Balancing dynamics amplify this effect. As renewables expand across SEE, short-term volatility increases, particularly in systems without sufficient flexible capacity. Montenegro’s hydro assets, once priced locally, now capture Italian balancing value. During hours of Italian system stress, Montenegrin hydro dispatch becomes more aggressive, exporting flexibility westward. This tightens balancing conditions in neighbouring systems unless compensating flexibility is developed elsewhere.

By the early 2030s, this interaction becomes more pronounced. Solar capacity across Italy and the Western Balkans grows rapidly, compressing midday prices and increasing ramping requirements in the evening. Wind expansion in coastal and mountainous regions adds further volatility. In this environment, the Montenegro–Italy coupling transforms the Adriatic corridor into a flexibility highway rather than a simple energy export route.

Storage economics shift accordingly.
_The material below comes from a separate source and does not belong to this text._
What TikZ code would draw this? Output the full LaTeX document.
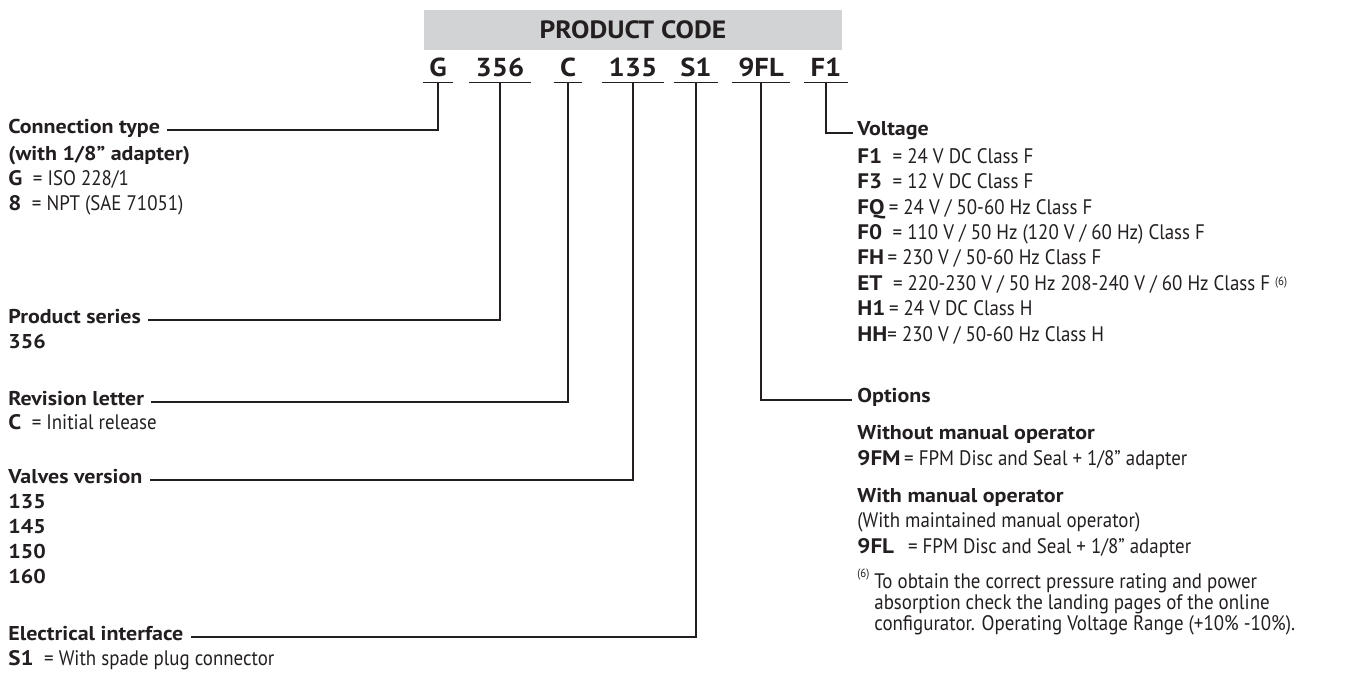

Battery systems in Montenegro and along the Adriatic coast benefit from Italian price spreads, while inland SEE storage projects remain exposed to thinner markets. Pumped hydro opportunities regain relevance, not as baseload assets but as cross-border arbitrage and balancing tools priced against Italian scarcity. Investment flows increasingly follow market access rather than resource potential, favouring locations with direct EU coupling.

By 2040, this divergence reshapes the regional market map. Montenegro effectively functions as a semi-integrated EU price zone extension, even without formal EU membership. Serbia and Romania, linked through Central Europe, form a different convergence cluster. The Western Balkans no longer move as a single market but as a set of overlapping corridors connected to different European centres.

This has profound policy implications. Montenegro’s early coupling accelerates regulatory alignment and reduces policy flexibility. Market interventions become immediately visible across borders, constraining domestic political manoeuvring. At the same time, Montenegro gains leverage as an energy transit and balancing hub, positioning itself as a gateway rather than a periphery.

For Italy, the benefits of access to Balkan flexibility must be weighed against increased exposure to external hydrological and political risks. As Italian balancing increasingly relies on cross-Adriatic flows, system security depends on stable regulatory frameworks and coordinated grid operation outside the EU’s direct jurisdiction. This necessitates deeper institutional integration beyond technical coupling.

For Southeast Europe as a whole, the Montenegro–Italy coupling breaks the illusion of a single, linear integration path. It demonstrates that direct linkage to EU markets can outpace regional harmonisation and reshape competitive dynamics within the Balkans themselves. Countries that remain uncoupled or only loosely integrated risk being priced off the margin rather than at it.

In the long term, the most significant impact of the Montenegro–Italy market coupling may lie in how it reframes strategic thinking. Electricity markets in Southeast Europe are no longer defined solely by geography or legacy infrastructure. They are defined by which European system they synchronise with economically. Montenegro has chosen the Adriatic and Mediterranean axis. Others will have to decide whether to follow, compete, or accept a different role in Europe’s evolving electricity landscape.